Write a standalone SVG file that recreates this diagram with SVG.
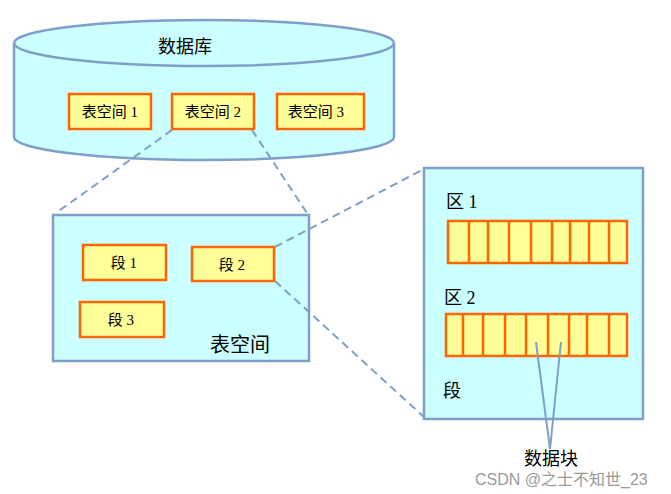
<svg xmlns="http://www.w3.org/2000/svg" width="671" height="494" viewBox="0 0 671 494">
<style>
.cont{fill:#ccffff;stroke:#7f9fc8;stroke-width:2.5}
.box{fill:#ffff99;stroke:#ff6600;stroke-width:2.5}
.dash{fill:none;stroke:#7f9fc8;stroke-width:2;stroke-dasharray:8 5}
.solid{fill:none;stroke:#7f9fc8;stroke-width:2}
.div{stroke:#ff6600;stroke-width:2.5}
text{font-family:"Liberation Serif","Noto Sans CJK SC",serif;fill:#000}
.s{font-size:15px;text-anchor:middle}
.m{font-size:18px}
.l{font-size:20px}
.wm{font-family:"Liberation Sans","Noto Sans CJK SC",sans-serif;font-size:16px;fill:#9a9a9a}
</style>
<rect width="671" height="494" fill="#fff"/>
<g id="database">
<path class="cont" d="M14,43 L14,137 A190,23 0 0 0 394,137 L394,43"/>
<ellipse class="cont" cx="204" cy="43" rx="190" ry="23"/>
<text class="m" x="185" y="53" text-anchor="middle">数据库</text>
</g>
<g id="ts1"><rect class="box" x="69" y="94" width="82" height="35"/><text class="s" x="110" y="117">表空间 1</text></g>
<g id="ts2"><rect class="box" x="172" y="94" width="82" height="35"/><text class="s" x="213" y="117">表空间 2</text></g>
<g id="ts3"><rect class="box" x="277" y="94" width="87" height="35"/><text class="s" x="316" y="117">表空间 3</text></g>
<g id="tablespace">
<rect class="cont" x="53" y="215" width="256" height="146"/>
<text class="l" x="210" y="352">表空间</text>
</g>
<g id="seg1"><rect class="box" x="83" y="245" width="83" height="35"/><text class="s" x="124" y="268">段 1</text></g>
<g id="seg2"><rect class="box" x="192" y="247" width="82" height="34"/><text class="s" x="232" y="270">段 2</text></g>
<g id="seg3"><rect class="box" x="80" y="302" width="84" height="35"/><text class="s" x="121" y="325">段 3</text></g>
<g id="segment">
<rect class="cont" x="424" y="168" width="219" height="251"/>
<text class="m" x="446" y="208">区 1</text>
<text class="m" x="444" y="304">区 2</text>
<text class="m" x="443" y="397">段</text>
</g>
<g id="extent1">
<rect class="box" x="448" y="221" width="179" height="42"/>
<path class="div" d="M469,221V263M488,221V263M509,221V263M531,221V263M552,221V263M570,221V263M589,221V263M609,221V263"/>
</g>
<g id="extent2">
<rect class="box" x="446" y="314" width="181" height="42"/>
<path class="div" d="M463,314V356M483,314V356M505,314V356M526,314V356M548,314V356M569,314V356M587,314V356M609,314V356"/>
</g>
<g id="connectors">
<line class="dash" x1="172" y1="130" x2="56" y2="213"/>
<line class="dash" x1="252" y1="130" x2="307" y2="213"/>
<line class="dash" x1="275" y1="247" x2="424" y2="169"/>
<line class="dash" x1="275" y1="281" x2="424" y2="417"/>
<line class="solid" x1="536" y1="342" x2="550" y2="449"/>
<line class="solid" x1="561" y1="342" x2="550" y2="449"/>
</g>
<g id="datablock">
<text class="m" x="551" y="465" text-anchor="middle">数据块</text>
</g>
<text class="wm" x="475" y="485">CSDN @之士不知世_23</text>
</svg>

[Task objective]
Without the pictures, copy the material exactly as given.

[Correct response]
Write a standalone SVG file that recreates this diagram with SVG.
<svg xmlns="http://www.w3.org/2000/svg" width="671" height="494" viewBox="0 0 671 494">
<style>
.cont{fill:#ccffff;stroke:#7f9fc8;stroke-width:2.5}
.box{fill:#ffff99;stroke:#ff6600;stroke-width:2.5}
.dash{fill:none;stroke:#7f9fc8;stroke-width:2;stroke-dasharray:8 5}
.solid{fill:none;stroke:#7f9fc8;stroke-width:2}
.div{stroke:#ff6600;stroke-width:2.5}
text{font-family:"Liberation Serif","Noto Sans CJK SC",serif;fill:#000}
.s{font-size:15px;text-anchor:middle}
.m{font-size:18px}
.l{font-size:20px}
.wm{font-family:"Liberation Sans","Noto Sans CJK SC",sans-serif;font-size:16px;fill:#9a9a9a}
</style>
<rect width="671" height="494" fill="#fff"/>
<g id="database">
<path class="cont" d="M14,43 L14,137 A190,23 0 0 0 394,137 L394,43"/>
<ellipse class="cont" cx="204" cy="43" rx="190" ry="23"/>
<text class="m" x="185" y="53" text-anchor="middle">数据库</text>
</g>
<g id="ts1"><rect class="box" x="69" y="94" width="82" height="35"/><text class="s" x="110" y="117">表空间 1</text></g>
<g id="ts2"><rect class="box" x="172" y="94" width="82" height="35"/><text class="s" x="213" y="117">表空间 2</text></g>
<g id="ts3"><rect class="box" x="277" y="94" width="87" height="35"/><text class="s" x="316" y="117">表空间 3</text></g>
<g id="tablespace">
<rect class="cont" x="53" y="215" width="256" height="146"/>
<text class="l" x="210" y="352">表空间</text>
</g>
<g id="seg1"><rect class="box" x="83" y="245" width="83" height="35"/><text class="s" x="124" y="268">段 1</text></g>
<g id="seg2"><rect class="box" x="192" y="247" width="82" height="34"/><text class="s" x="232" y="270">段 2</text></g>
<g id="seg3"><rect class="box" x="80" y="302" width="84" height="35"/><text class="s" x="121" y="325">段 3</text></g>
<g id="segment">
<rect class="cont" x="424" y="168" width="219" height="251"/>
<text class="m" x="446" y="208">区 1</text>
<text class="m" x="444" y="304">区 2</text>
<text class="m" x="443" y="397">段</text>
</g>
<g id="extent1">
<rect class="box" x="448" y="221" width="179" height="42"/>
<path class="div" d="M469,221V263M488,221V263M509,221V263M531,221V263M552,221V263M570,221V263M589,221V263M609,221V263"/>
</g>
<g id="extent2">
<rect class="box" x="446" y="314" width="181" height="42"/>
<path class="div" d="M463,314V356M483,314V356M505,314V356M526,314V356M548,314V356M569,314V356M587,314V356M609,314V356"/>
</g>
<g id="connectors">
<line class="dash" x1="172" y1="130" x2="56" y2="213"/>
<line class="dash" x1="252" y1="130" x2="307" y2="213"/>
<line class="dash" x1="275" y1="247" x2="424" y2="169"/>
<line class="dash" x1="275" y1="281" x2="424" y2="417"/>
<line class="solid" x1="536" y1="342" x2="550" y2="449"/>
<line class="solid" x1="561" y1="342" x2="550" y2="449"/>
</g>
<g id="datablock">
<text class="m" x="551" y="465" text-anchor="middle">数据块</text>
</g>
<text class="wm" x="475" y="485">CSDN @之士不知世_23</text>
</svg>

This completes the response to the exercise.